- _Short exercise_: Where the data below has the string "React", return the whole line.

───── Available data

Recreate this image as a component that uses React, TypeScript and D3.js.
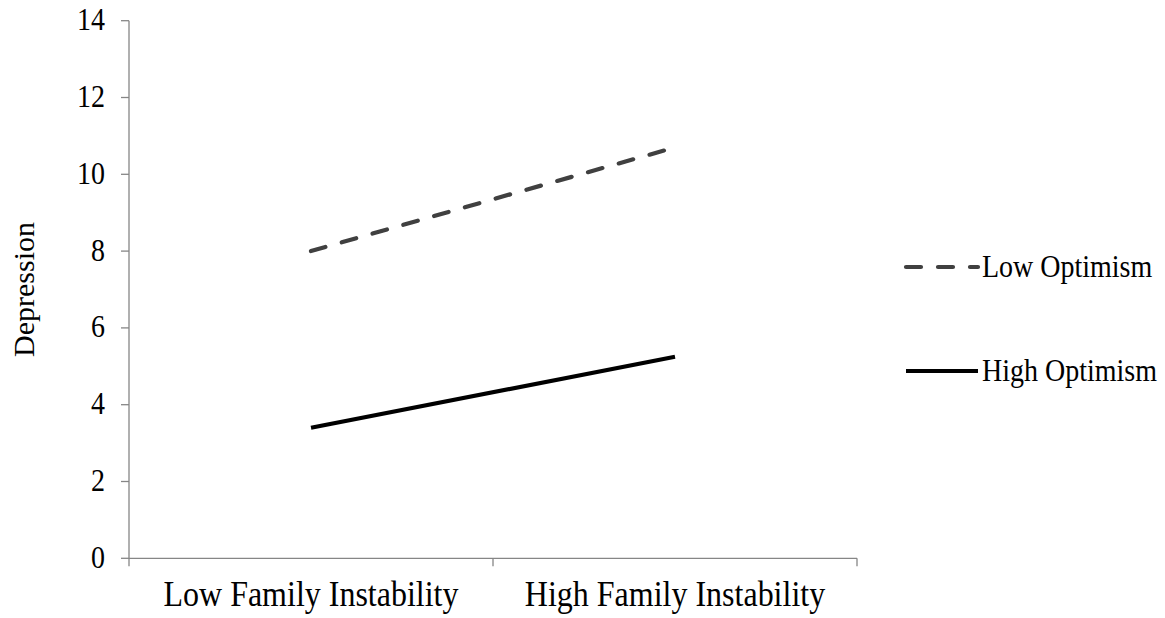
import React from "react";
import * as d3 from "d3";

const categories = ["Low Family Instability", "High Family Instability"];
const lowOptimism = [8.0, 10.7];
const highOptimism = [3.4, 5.25];
const yTicks = [0, 2, 4, 6, 8, 10, 12, 14];
const seriesNames = ["Low Optimism", "High Optimism"];

const W = 1165;
const H = 618;
const FONT = "'Liberation Serif', 'Times New Roman', serif";
const SY = 1.1;

export default function App() {
  const x0 = 129, x1 = 857;
  const y = d3.scaleLinear().domain([0, 14]).range([558.3, 20.7]);
  const xb = d3.scaleBand().domain(categories).range([x0, x1]);
  const cx = (c: string) => (xb(c) as number) + xb.bandwidth() / 2;
  const line = d3
    .line<number>()
    .x((_, i) => cx(categories[i]))
    .y((d) => y(d));

  const series = [
    { name: seriesNames[0], values: lowOptimism, color: "#404040", dash: "15,17", ly: 267 },
    { name: seriesNames[1], values: highOptimism, color: "#000000", dash: "", ly: 371 },
  ];

  return (
    <svg width={W} height={H} style={{ position: "absolute", left: 0, top: 0, background: "#fff" }} fontFamily={FONT}>
      {/* y axis */}
      <line x1={x0} x2={x0} y1={y(14)} y2={y(0)} stroke="#868686" strokeWidth={1.3} />
      {yTicks.map((t) => (
        <g key={t}>
          <line x1={x0 - 8} x2={x0} y1={y(t)} y2={y(t)} stroke="#868686" strokeWidth={1.3} />
          <text transform={`translate(105, ${y(t) + 9.5}) scale(1, ${SY})`} textAnchor="end" fontSize={28} fill="#000">
            {t}
          </text>
        </g>
      ))}
      {/* x axis */}
      <line x1={x0} x2={x1} y1={y(0)} y2={y(0)} stroke="#868686" strokeWidth={1.3} />
      {[x0, x0 + xb.bandwidth(), x1].map((tx, i) => (
        <line key={i} x1={tx} x2={tx} y1={y(0)} y2={y(0) + 8} stroke="#868686" strokeWidth={1.3} />
      ))}
      {categories.map((c) => (
        <text key={c} transform={`translate(${cx(c)}, 606) scale(1, ${SY})`} textAnchor="middle" fontSize={32} fill="#000">
          {c}
        </text>
      ))}
      <text transform={`translate(34, ${(y(0) + y(14)) / 2}) rotate(-90)`} textAnchor="middle" fontSize={30} fill="#000">
        Depression
      </text>
      {series.map((s) => (
        <g key={s.name}>
          <path d={line(s.values) as string} fill="none" stroke={s.color} strokeWidth={4.2} strokeDasharray={s.dash || undefined} strokeLinecap={s.dash ? "round" : "butt"} />
          <line x1={906} x2={978} y1={s.ly} y2={s.ly} stroke={s.color} strokeWidth={4.2} strokeDasharray={s.dash || undefined} strokeLinecap={s.dash ? "round" : "butt"} />
          <text transform={`translate(982, ${s.ly + 10}) scale(1, ${SY})`} fontSize={28} fill="#000">
            {s.name}
          </text>
        </g>
      ))}
    </svg>
  );
}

──────────

- _Response to this exercise_:
Recreate this image as a component that uses React, TypeScript and D3.js.
import React from "react";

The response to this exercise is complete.